Alors que le roman commençait par la fin de l’histoire, et proposait donc une analyse psychologique de la situation par analepse, en remontant ainsi jusqu’aux événements ayant abouti au drame en question, cette adaptation ne respecte pas la structure du récit initial. En effet, Lucie Borleteau se contente ici de filmer la chronique d’une effroyable tragédie à venir. Dès lors, difficile d’assister à ce film, qui met mal à l’aise, qui dérange. De plus, la cinéaste efface ici la part moralisatrice de l’œuvre de Leïla Slimani, elle qui proposait au minimum une critique de notre société et des normes sociétales dictant la position de la femme en tant que mère. Car la caméra se concentre bien plus sur le rôle et la personnalité floue de cette nounou, que sur ces parents. D’ailleurs, les personnages d’Antoine Reinartz et de Leïla Bekhti n’évoluent guère au sein de cette histoire, eux qui seront alors des spectateurs profiteurs et « passifs » d’un inévitable dénouement. Car ils sentent bien que quelque chose ne tourne pas rond avec cette femme, eux qui en font même des cauchemars, bien qu’ils ne prennent pas le risque de s’en séparer, usant de manière désabusée de ses services... Mais pas question ici de flash-back qui nous aideront à les comprendre, alors qu’il s’agit du point de départ du roman de Leïla Slimani. Leur place n’est tout simplement pas ici la même. De plus, en inversant la chronologie de son récit, l’écrivaine brisait la banalité répétitive des événements, permettant ainsi au lecteur d’en savoir plus à l’avance que certains acteurs de l’histoire, lui donnant ainsi à son tour un rôle d’acteur, avec un regard aigu sur tout ce qui y était découvert. Rien de cela ici, mais davantage d’incompréhension, de distance.

Ici, la véritable coupable, c’est Louise, ou en tous cas la folie morbide dans laquelle elle s’enfonce, elle dont la vie est on ne peut plus morose dans son appartement de banlieue, veuve depuis peu, et marquée par la perte jadis de la garde de sa fille. Mais en tant que nounou expérimentée, ayant déjà travaillé avec de nombreuses familles, rien ne laisse finalement présager ici la réapparition de cette plaie. Pourtant, dès le départ, ce personnage affiche un sourire très inquiétant, avant de sombrer et d’afficher une posture de plus en plus intrusive, mais jamais stoppée par ces parents (pour les raisons que l’on sait).

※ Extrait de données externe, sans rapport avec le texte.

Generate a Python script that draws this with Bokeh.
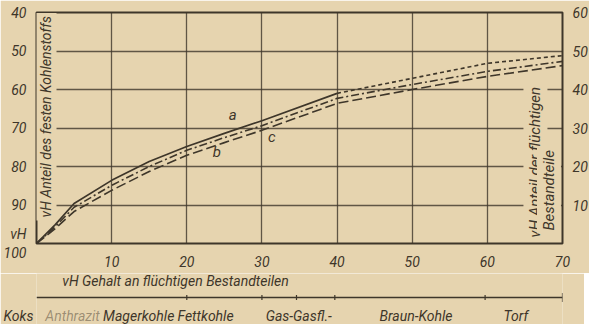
import math
from bokeh.plotting import figure
from bokeh.layouts import column
from bokeh.models import Range1d, LinearAxis, FixedTicker, Label
from bokeh.core.properties import value
from bokeh.embed import file_html
from bokeh.resources import INLINE

# ---- data ----
volatile = [0, 2.5, 5, 10, 15, 20, 25, 30, 40, 50, 60, 70]
curve_a = [100, 95.1, 89.6, 83.6, 78.7, 74.8, 71.4, 68.1, 61.0, 57.1, 53.2, 51.2]
curve_c = [100, 95.6, 90.6, 84.9, 80.0, 75.8, 72.5, 69.4, 62.3, 58.7, 55.3, 52.7]
curve_b = [100, 96.1, 91.7, 86.2, 81.3, 77.1, 73.8, 70.6, 63.6, 60.0, 56.6, 53.8]

x_ticks = [10, 20, 30, 40, 50, 60, 70]
left_ticks = [40, 50, 60, 70, 80, 90, 100]
right_ticks = [10, 20, 30, 40, 50, 60]
x_grid = [10, 20, 30, 40, 50, 60]
y_grid = [50, 60, 70, 80, 90]

curve_names = ["a", "b", "c"]
curve_label_x = [26.1, 24.0, 31.3]
curve_label_y = [66.6, 76.2, 72.3]

coal_types = ["Koks", "Anthrazit", "Magerkohle", "Fettkohle", "Gas-Gasfl.-", "Braun-Kohle", "Torf"]
coal_centres = [-1.7, 4.8, 13.6, 22.5, 34.9, 50.5, 63.8]
coal_bounds = [0, 20, 30, 34.6, 39.7, 59.7, 70]

paper = "#e6d4af"
ink = "#3e362a"
FONT = "Roboto"

W = 573
FL, FR, FT = 25, 22, 12          # frame borders (px)
FW, FH = W - FL - FR, 231        # frame size
BOT = 30                         # room for x tick labels
H2 = 51                          # strip with title, ruler and coal classes

p = figure(width=W, height=FT + FH + BOT, frame_width=FW, frame_height=FH,
           x_range=Range1d(0, 70), y_range=Range1d(100, 40),
           output_backend="svg", toolbar_location=None,
           min_border_left=FL, min_border_right=FR, min_border_top=FT, min_border_bottom=BOT,
           background_fill_color=paper, border_fill_color=paper,
           outline_line_color=ink, outline_line_width=2)

# axes
p.xaxis.ticker = FixedTicker(ticks=x_ticks)
p.yaxis.ticker = FixedTicker(ticks=left_ticks)
p.yaxis.major_label_overrides = {100: "vH\n100"}
for ax in [p.xaxis[0], p.yaxis[0]]:
    ax.axis_line_color = None
    ax.major_tick_line_color = None
    ax.minor_tick_line_color = None
    ax.major_label_text_font = FONT
    ax.major_label_text_font_style = "italic"
    ax.major_label_text_font_size = "14px"
    ax.major_label_text_color = ink
p.xaxis.major_label_standoff = 6
p.yaxis.major_label_standoff = 4

p.extra_y_ranges = {"right": Range1d(0, 60)}
rax = LinearAxis(y_range_name="right", ticker=FixedTicker(ticks=right_ticks),
                 axis_line_color=None, major_tick_line_color=None, minor_tick_line_color=None,
                 major_label_text_font=FONT, major_label_text_font_style="italic",
                 major_label_text_font_size="14px", major_label_text_color=ink,
                 major_label_standoff=4)
p.add_layout(rax, "right")

# grid (drawn first, so the inner titles can mask it)
p.xgrid.ticker = FixedTicker(ticks=x_grid)
p.ygrid.ticker = FixedTicker(ticks=y_grid)
for g in [p.xgrid[0], p.ygrid[0]]:
    g.grid_line_color = ink
    g.grid_line_alpha = 0.8
    g.grid_line_width = 1.3
    g.level = "image"


def lab(x, y, text, size="14px", angle=0, align="center", bg=None, level="annotation"):
    kw = dict(x=x, y=y, text=text, angle=angle, text_align=align, text_baseline="middle",
              text_font=FONT, text_font_style="italic", text_font_size=size, text_color=ink,
              level=level)
    if bg:
        kw.update(background_fill_color=bg, background_fill_alpha=1.0, padding=3)
    p.add_layout(Label(**kw))


# inner axis titles (under the curves, over the grid)
lab(1.2, 94.0, "vH Anteil des festen Kohlenstoffs", size="14px", angle=math.pi / 2,
    align="left", bg=paper, level="underlay")
lab(66.4, 99.2, "vH Anteil der flüchtigen", size="15px", angle=math.pi / 2,
    align="left", bg=paper, level="underlay")
lab(68.2, 97.4, "Bestandteile", size="15px", angle=math.pi / 2, align="left", bg=paper,
    level="underlay")

# curves
k = volatile.index(40)
p.line(volatile[:k + 1], curve_a[:k + 1], line_color=ink, line_width=1.7)
p.line(volatile[k:], curve_a[k:], line_color=ink, line_width=1.6, line_dash="4 3")
p.line(volatile, curve_c, line_color=ink, line_width=1.6, line_dash="8 3 2 3")
p.line(volatile, curve_b, line_color=ink, line_width=1.6, line_dash="10 4")

# curve labels
for n, cx, cy in zip(curve_names, curve_label_x, curve_label_y):
    lab(cx, cy, n, size="15px")

# ---- lower strip: x title, ruler and coal classes (same frame as the chart) ----
ROW_TITLE, ROW_RULE, ROW_CLASS = 7, 24, 42
p2 = figure(width=W, height=H2, frame_width=FW, frame_height=H2,
            x_range=p.x_range, y_range=Range1d(H2, 0),
            output_backend="svg", toolbar_location=None,
            min_border_left=FL, min_border_right=FR, min_border_top=0, min_border_bottom=0,
            x_axis_location=None,
            background_fill_color=paper, border_fill_color=paper, outline_line_color=None)
p2.xgrid.visible = False
p2.ygrid.visible = False

# the first class ("Koks") lies left of the frame: give it as the strip's left tick label
outside = [c for c in coal_centres if c < 0]
p2.yaxis.ticker = FixedTicker(ticks=[ROW_CLASS])
p2.yaxis.major_label_overrides = {ROW_CLASS: coal_types[coal_centres.index(outside[0])]}
p2.yaxis.axis_line_color = None
p2.yaxis.major_tick_line_color = None
p2.yaxis.minor_tick_line_color = None
p2.yaxis.major_label_text_font = FONT
p2.yaxis.major_label_text_font_style = "italic"
p2.yaxis.major_label_text_font_size = "14px"
p2.yaxis.major_label_text_color = ink
p2.yaxis.major_label_standoff = -3

p2.text(x=[18.5], y=[ROW_TITLE], text=["vH Gehalt an flüchtigen Bestandteilen"],
        text_font=value(FONT), text_font_style="italic", text_font_size="14px",
        text_color=ink, text_align="center", text_baseline="middle")
p2.line(x=[coal_bounds[0], coal_bounds[-1]], y=[ROW_RULE, ROW_RULE], line_color=ink, line_width=1.3)
inner = coal_bounds[1:]
tick_h = [9 if b == coal_bounds[-1] else 5 for b in inner]
p2.segment(x0=inner, y0=[ROW_RULE - h / 2 for h in tick_h],
           x1=inner, y1=[ROW_RULE + h / 2 for h in tick_h],
           line_color=ink, line_width=1.2)
in_names = [n for n, c in zip(coal_types, coal_centres) if c >= 0]
in_x = [c for c in coal_centres if c >= 0]
alphas = [0.45 if n == "Anthrazit" else 1.0 for n in in_names]
p2.text(x=in_x, y=[ROW_CLASS] * len(in_x), text=in_names,
        text_font=value(FONT), text_font_style="italic", text_font_size="14px",
        text_color=ink, text_alpha=alphas, text_align="center", text_baseline="middle")

layout = column(p, p2, spacing=0)
open("out.html", "w").write(file_html(layout, INLINE))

Karin Viard, absolument glaciale et d’une froideur extrême, interprète alors ce rôle assez lourd à porter, car on a du mal à imaginer quelqu’un aimer jouer ce genre de personnage. Pourtant, ce qui a le plus plu à l’actrice dans ce projet est le fait de se lancer en terrain inconnu, et de s’éloigner ainsi des rôles qu’elle a déjà pu jouer, elle qui est justement accoutumée à la comédie. Magistrale, son interprétation est donc selon nous la principale raison de découvrir « Chanson Douce », mais pas forcément au cinéma.